À compter du 1er octobre 2025, une réforme importante du régime des nullités en droit des sociétés civiles et commerciales va entrer en vigueur.

Cette réforme vise à simplifier et clarifier le droit des sociétés, tout en apportant plus de prévisibilité et de sécurité juridique en limitant les effets de la nullité et en renforçant le contrôle judiciaire.

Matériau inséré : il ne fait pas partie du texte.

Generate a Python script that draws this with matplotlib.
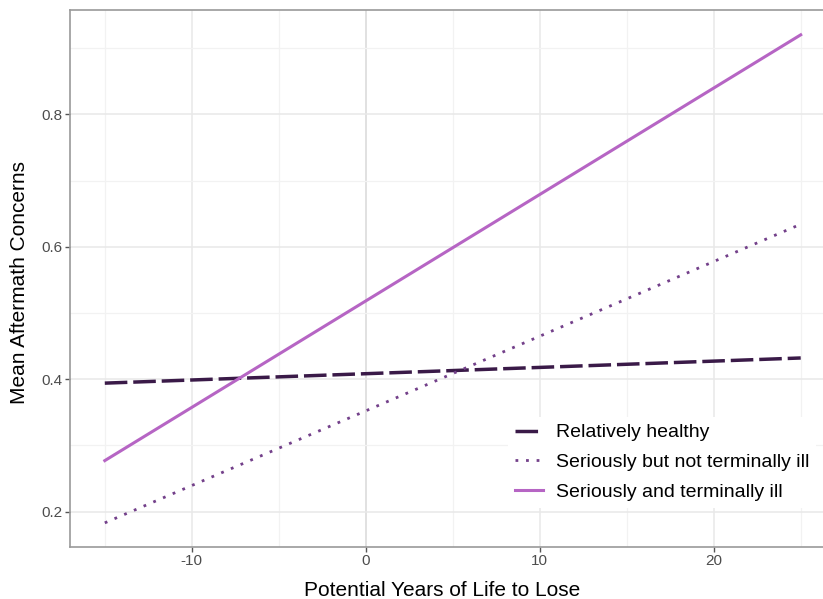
import matplotlib.pyplot as plt
import numpy as np

plt.rcParams['font.family'] = ['Liberation Sans', 'DejaVu Sans']

# line end points
years = [-15, 25]
healthy = [0.394, 0.432]
not_terminal = [0.183, 0.634]
terminal = [0.277, 0.920]
labels = ['Relatively healthy', 'Seriously but not terminally ill', 'Seriously and terminally ill']
colors = ['#3a1a48', '#73408a', '#b665c4']

fig = plt.figure(figsize=(8.23, 5.99), dpi=100)
ax = fig.add_axes([70/823, 1-546.7/599, 765.5/823, 536.7/599])

ax.set_xlim(-17, 27)
ax.set_ylim(0.147, 0.9575)

# grid like theme_bw
ax.set_xticks([-10, 0, 10, 20])
ax.set_xticks([-15, -5, 5, 15, 25], minor=True)
ax.set_yticks([0.2, 0.4, 0.6, 0.8])
ax.set_yticks([0.3, 0.5, 0.7, 0.9], minor=True)
ax.grid(True, which='major', color='#e8e8e8', lw=1.1, zorder=0)
ax.grid(True, which='minor', color='#f2f2f2', lw=0.9, zorder=0)
ax.tick_params(which='minor', length=0)
ax.tick_params(which='major', length=3.5, width=1, color='#555555',
               labelsize=11, labelcolor='#4d4d4d', pad=2)
ax.set_xticklabels(['-10', '0', '10', '20'])
ax.set_yticklabels(['0.2', '0.4', '0.6', '0.8'])
ax.axvline(0, color='#cccccc', lw=1.4, zorder=1)

for s in ax.spines.values():
    s.set_color('#9a9a9a')
    s.set_linewidth(1.2)

ax.plot(years, healthy, color=colors[0], lw=2.5, dashes=(6.5, 1.7), label=labels[0], zorder=3)
ax.plot(years, not_terminal, color=colors[1], lw=2.0, dashes=(1, 2.8), label=labels[1], zorder=3)
ax.plot(years, terminal, color=colors[2], lw=2.2, label=labels[2], zorder=3)

leg = ax.legend(loc='upper left', bbox_to_anchor=((508-70)/765.5, (546.7-417)/536.7),
                frameon=True, fontsize=14, handlelength=1.45, handletextpad=0.65,
                labelspacing=0.62, borderpad=0.35, borderaxespad=0)
leg.get_frame().set_facecolor('white')
leg.get_frame().set_edgecolor('none')
leg.get_frame().set_alpha(1)

ax.set_xlabel('Potential Years of Life to Lose', fontsize=15)
ax.xaxis.set_label_coords((442-70)/765.5, (546.7-590)/536.7)
ax.xaxis.label.set_va('center')
ax.set_ylabel('Mean Aftermath Concerns', fontsize=15)
ax.yaxis.set_label_coords((20-70)/765.5, (546.7-283)/536.7)
ax.yaxis.label.set_va('center')

fig.savefig('out.png', dpi=100)
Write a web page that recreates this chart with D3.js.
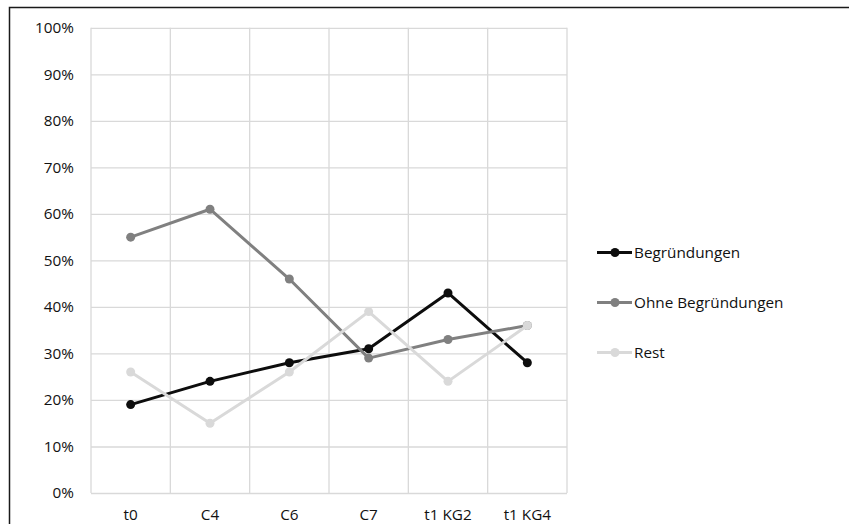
<!DOCTYPE html>
<html>
<head>
<meta charset="utf-8">
<script src="https://cdn.jsdelivr.net/npm/d3@7"></script>
<style>
  html, body { margin: 0; padding: 0; background: #fff; }
  svg { display: block; font-family: "Open Sans", sans-serif; }
</style>
</head>
<body>
<svg id="chart" width="849" height="524"></svg>
<script>
// Categories (measurement points) and shares per series, in percent
const categories = ["t0", "C4", "C6", "C7", "t1 KG2", "t1 KG4"];
const begruendungen = [19, 24, 28, 31, 43, 28];
const ohneBegruendungen = [55, 61, 46, 29, 33, 36];
const rest = [26, 15, 26, 39, 24, 36];
const seriesNames = ["Begründungen", "Ohne Begründungen", "Rest"];
const yTicks = [0, 10, 20, 30, 40, 50, 60, 70, 80, 90, 100];

const series = [
  { name: seriesNames[0], values: begruendungen, color: "#0d0d0d" },
  { name: seriesNames[1], values: ohneBegruendungen, color: "#808080" },
  { name: seriesNames[2], values: rest, color: "#d9d9d9" }
];

const FONT = "15.3px";
const TEXT = "#111";

const svg = d3.select("#chart");

// outer frame
svg.append("rect")
  .attr("x", 9.5).attr("y", 7.5)
  .attr("width", 900).attr("height", 600)
  .attr("fill", "none").attr("stroke", "#1a1a1a").attr("stroke-width", 1.5);

const plot = { left: 91, right: 567, top: 27.8, bottom: 493 };

const x = d3.scaleBand().domain(categories).range([plot.left, plot.right]);
const y = d3.scaleLinear().domain([0, 100]).range([plot.bottom, plot.top]);

const g = svg.append("g");

// horizontal gridlines + y labels
const yAxis = d3.axisLeft(y).tickValues(yTicks).tickFormat(d => d + "%")
  .tickSize(-(plot.right - plot.left)).tickPadding(17);
g.append("g").attr("transform", `translate(${plot.left},0)`).call(yAxis)
  .attr("font-family", null).attr("font-size", FONT)
  .call(s => s.select(".domain").remove())
  .call(s => s.selectAll("line").attr("stroke", "#d9d9d9").attr("stroke-width", 1.3))
  .call(s => s.selectAll("text").attr("fill", TEXT));

// vertical gridlines at category boundaries
const bounds = categories.map(c => x(c)).concat([x(categories[categories.length - 1]) + x.bandwidth()]);
g.append("g").selectAll("line").data(bounds).join("line")
  .attr("x1", d => d).attr("x2", d => d)
  .attr("y1", plot.top).attr("y2", plot.bottom)
  .attr("stroke", "#d9d9d9").attr("stroke-width", 1.3);

// x labels
const xAxis = d3.axisBottom(x).tickSize(0).tickPadding(16);
g.append("g").attr("transform", `translate(0,${plot.bottom})`).call(xAxis)
  .attr("font-family", null).attr("font-size", FONT)
  .call(s => s.select(".domain").remove())
  .call(s => s.selectAll("text").attr("fill", TEXT));

const cx = c => x(c) + x.bandwidth() / 2;
const line = d3.line().x((d, i) => cx(categories[i])).y(d => y(d));

// lines then markers, drawn in series order
series.forEach(s => {
  const sg = g.append("g");
  sg.append("path").datum(s.values)
    .attr("d", line).attr("fill", "none")
    .attr("stroke", s.color).attr("stroke-width", 3).attr("stroke-linejoin", "round");
  sg.selectAll("circle").data(s.values).join("circle")
    .attr("cx", (d, i) => cx(categories[i])).attr("cy", d => y(d))
    .attr("r", 4.5).attr("fill", s.color);
});

// legend
const legend = svg.append("g").attr("font-size", FONT);
series.forEach((s, i) => {
  const ly = 252.5 + i * 50;
  legend.append("line").attr("x1", 597).attr("x2", 632).attr("y1", ly).attr("y2", ly)
    .attr("stroke", s.color).attr("stroke-width", 3);
  legend.append("circle").attr("cx", 615).attr("cy", ly).attr("r", 4.5).attr("fill", s.color);
  legend.append("text").attr("x", 634).attr("y", ly).attr("dy", "0.35em")
    .attr("fill", TEXT).text(s.name);
});
</script>
</body>
</html>
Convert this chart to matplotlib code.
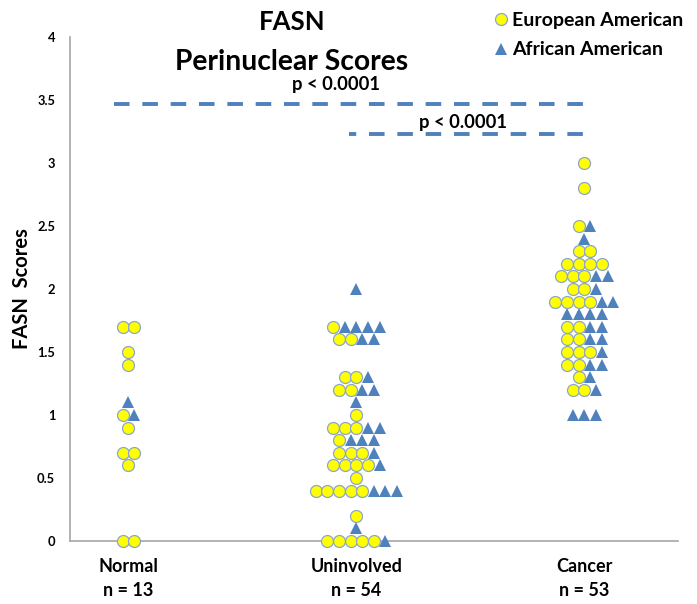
import numpy as np
import matplotlib
matplotlib.use('Agg')
import matplotlib.pyplot as plt
from matplotlib.lines import Line2D

plt.rcParams['font.family'] = ['Lato', 'DejaVu Sans']
plt.rcParams['font.weight'] = 'bold'
plt.rcParams['lines.scale_dashes'] = False

# --- data (scores) ---
groups = ['Normal', 'Uninvolved', 'Cancer']
group_n = [13, 54, 53]

normal_ea = [1.7, 1.7, 1.5, 1.4, 1.0, 0.9, 0.7, 0.7, 0.6, 0.0, 0.0]
normal_aa = [1.1, 1.0]

uninv_ea = [1.7, 1.6, 1.6, 1.3, 1.3, 1.2, 1.2, 1.0, 0.9, 0.9, 0.9, 0.8,
            0.7, 0.7, 0.7, 0.6, 0.6, 0.6, 0.6, 0.5, 0.4, 0.4, 0.4, 0.4, 0.4,
            0.2, 0.0, 0.0, 0.0, 0.0, 0.0]
uninv_aa = [2.0, 1.7, 1.7, 1.7, 1.7, 1.6, 1.6, 1.3, 1.2, 1.2, 1.1, 0.9, 0.9,
            0.8, 0.8, 0.8, 0.7, 0.6, 0.4, 0.4, 0.4, 0.1, 0.0]

cancer_ea = [3.0, 2.8, 2.5, 2.3, 2.3, 2.2, 2.2, 2.2, 2.2, 2.1, 2.1, 2.1,
             2.0, 2.0, 1.9, 1.9, 1.9, 1.9, 1.7, 1.7, 1.6, 1.6, 1.5, 1.5, 1.5,
             1.4, 1.4, 1.3, 1.2, 1.2]
cancer_aa = [2.5, 2.4, 2.1, 2.1, 2.0, 1.9, 1.9, 1.8, 1.8, 1.8, 1.8, 1.7, 1.7,
             1.6, 1.6, 1.5, 1.4, 1.4, 1.3, 1.2, 1.0, 1.0, 1.0]

ea_all = [normal_ea, uninv_ea, cancer_ea]
aa_all = [normal_aa, uninv_aa, cancer_aa]

yticks = [0, 0.5, 1, 1.5, 2, 2.5, 3, 3.5, 4]
ytick_labels = ['0', '0.5', '1', '1.5', '2', '2.5', '3', '3.5', '4']

YELLOW = '#FFFF00'
EDGE = '#8DA6C6'
BLUE = '#4F81BD'

fig = plt.figure(figsize=(6.97, 6.04), dpi=100)
ax = fig.add_axes([0.1011, 0.1043, 0.8716, 0.8344])

step = 0.0509  # horizontal spacing between neighbouring markers (x units)


def swarm(ax, center, ea, aa):
    ea = np.round(ea, 2)
    aa = np.round(aa, 2)
    levels = np.unique(np.concatenate([ea, aa]))
    ex, ey, tx, ty = [], [], [], []
    for v in levels:
        ne = int(np.sum(ea == v))
        na = int(np.sum(aa == v))
        n = ne + na
        offs = (np.arange(n) - (n - 1) / 2) * step
        ex += list(center + offs[:ne])
        ey += [v] * ne
        tx += list(center + offs[ne:])
        ty += [v] * na
    ax.plot(tx, ty, ls='none', marker='^', ms=9, color=BLUE, mew=0,
            clip_on=False, zorder=3)
    ax.plot(ex, ey, ls='none', marker='o', ms=8.6, mfc=YELLOW, mec=EDGE,
            mew=0.9, clip_on=False, zorder=4)


for i in range(3):
    swarm(ax, i, ea_all[i], aa_all[i])

ax.set_xlim(-0.254, 2.41)
ax.set_ylim(0, 4)
ax.set_yticks(yticks)
ax.set_yticklabels(ytick_labels, fontsize=9.3, fontweight='bold')
ax.set_xticks([0, 1, 2])
ax.set_xticklabels([f'{g}\nn = {n}' for g, n in zip(groups, group_n)],
                   fontsize=13, fontweight='bold', linespacing=1.5)
ax.tick_params(axis='y', length=0, pad=11)
ax.tick_params(axis='x', length=0, pad=12.5)
for s in ['top', 'right']:
    ax.spines[s].set_visible(False)
for s in ['left', 'bottom']:
    ax.spines[s].set_color('#A6A6A6')
    ax.spines[s].set_linewidth(1.2)

ax.set_ylabel('FASN  Scores', fontsize=14.5, fontweight='bold')
ax.yaxis.set_label_coords(-0.064, 0.5)

# significance bars
ax.plot([-0.064, 1.993], [3.47, 3.47], color=BLUE, lw=2.8,
        ls=(0, (11.2, 9.2)), solid_capstyle='butt', dash_capstyle='butt')
ax.plot([0.967, 1.993], [3.23, 3.23], color=BLUE, lw=2.8,
        ls=(6.0, (11.2, 9.2)), solid_capstyle='butt', dash_capstyle='butt')
ax.text(0.91, 3.579, 'p < 0.0001', ha='center', va='baseline',
        fontsize=13.2, fontweight='bold')
ax.text(1.467, 3.278, 'p < 0.0001', ha='center', va='baseline',
        fontsize=13.2, fontweight='bold')

# title
fig.text(0.419, 1 - 30 / 604, 'FASN', ha='center', va='baseline',
         fontsize=18.5, fontweight='bold')
fig.text(0.419, 1 - 70 / 604, 'Perinuclear Scores', ha='center',
         va='baseline', fontsize=20.3, fontweight='bold')

# legend
handles = [Line2D([], [], ls='none', marker='o', ms=8.6, mfc=YELLOW,
                  mec=EDGE, mew=0.9, label='European American'),
           Line2D([], [], ls='none', marker='^', ms=9, color=BLUE, mew=0,
                  label='African American')]
fig.legend(handles=handles, loc='upper left', bbox_to_anchor=(0.693, 1.0),
           frameon=False, fontsize=14, handlelength=0.6, handletextpad=0.3,
           labelspacing=0.65, borderaxespad=0.2)

fig.savefig('out.png', dpi=100)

La prévention des nullités en cascade

En réaction aux observations des praticiens ayant souligné les risques des nullités « en cascade » pour le fonctionnement régulier des sociétés, deux nouveaux dispositifs seront mis en place :

  • D’une part, lorsque la rétroactivité de la nullité d’une décision sociale sera de nature à produire des effets manifestement excessifs pour l’intérêt social, les effets de cette nullité pourront être différés ;
  • D’autre part, sauf disposition législative contraire, la nullité de la nomination ou le maintien irrégulier d’un organe ou d’un membre d’un organe de la société n’entraînera pas la nullité des décisions prises par celui-ci ;

L’instauration d’un « triple test » dans le cadre du contrôle judiciaire

Le juge saisi d’une action en nullité devra appliquer un « triple test » avant de prononcer la nullité d’une décision sociale. Il devra déterminer si les conditions suivantes sont remplies :

  • Le demandeur justifie d’un grief résultant d’une atteinte à l’intérêt protégé par la règle dont la violation est invoquée ;
  • L’irrégularité a eu une influence sur le sens de la décision.
  • Les conséquences de la nullité pour l’intérêt social ne sont pas excessives, au jour de la décision la prononçant, au regard de l’atteinte à l’intérêt dont la protection est invoquée

Le « triple test » fera l’objet d’exceptions dans certaines situations, qui vont de la transformation d’une SARL en SNC ou en commandite sans l’accord unanime des associés au non-respect de la politique de rémunération de la société cotée, en passant par la nomination irrégulière d’un administrateur de SA.

La possibilité de prévoir des cas de nullité pour violation des statuts

Les statuts des SAS pourront désormais prévoir la nullité des décisions sociales prises en violation des règles qu’ils ont établies. L’utilisation de cette clause aura pour effet d’accroître les causes de nullité des décisions sociales. Pour autant, cette nullité ne sera prononcée devant le juge que sous réserve de l’application du triple test évoqué précédemment.

L’aménagement des délais de prescription

Le délai de prescription pour agir en nullité d’une décision sociale sera réduit de trois à deux ans, le point de départ demeurant le jour où la nullité est encourue.

En matière d’augmentation de capital dans les sociétés par actions, un nouvel article L. 225-149-4 fait varier le point de départ du délai de trois mois selon que l’opération a fait ou non l’objet d’une délégation de pouvoirs ou de compétence.

L’unification des règles dans le Code civil

Comme en témoigne l’abrogation des articles L. 235-1 à L. 235-14 du Code de commerce, toutes les règles générales régissant le droit des sociétés, y compris commerciales seront désormais regroupées au sein du Code civil.

Dorénavant, la nullité des décisions sociales ne pourra résulter que de la violation d’une disposition impérative de droit des sociétés, à l’exception du dernier alinéa de l’article 1833 (prévoyant que la société est gérée dans son intérêt social, en prenant en considération les enjeux sociaux et environnementaux de son activité), ou de l’une des causes de nullité des contrats en général. La nullité s’appliquera que la décision sociale modifie ou non les statuts.

Cette nouvelle disposition (art. 1833 al. 3 civ.), du fait de l’élargissement de son champ d’application aux dispositions impératives de droit des sociétés, aura pour effet d’accroitre les sources de nullité.

En cas de nullité de la société, il sera procédé à sa liquidation en faisant une application systématique du régime de la liquidation des sociétés commerciales, y compris lorsque la société est une société civile.

La modification du champ d’application des régularisations

Le champ d’application des régularisations est étendu dans l’hypothèse où la nullité est fondée sur l’illicéité de l’objet social.

Le dispositif d’action interrogatoire prévu en cas de nullité pour vice du consentement ou incapacité d’un associé est quant à lui abrogé.

Entrée en vigueur

Ces changements entreront en vigueur le 1er octobre 2025. La nullité des assemblées pour défaut de désignation régulière d’un auditeur de durabilité sera quant à elle reportée au 1er janvier 2027.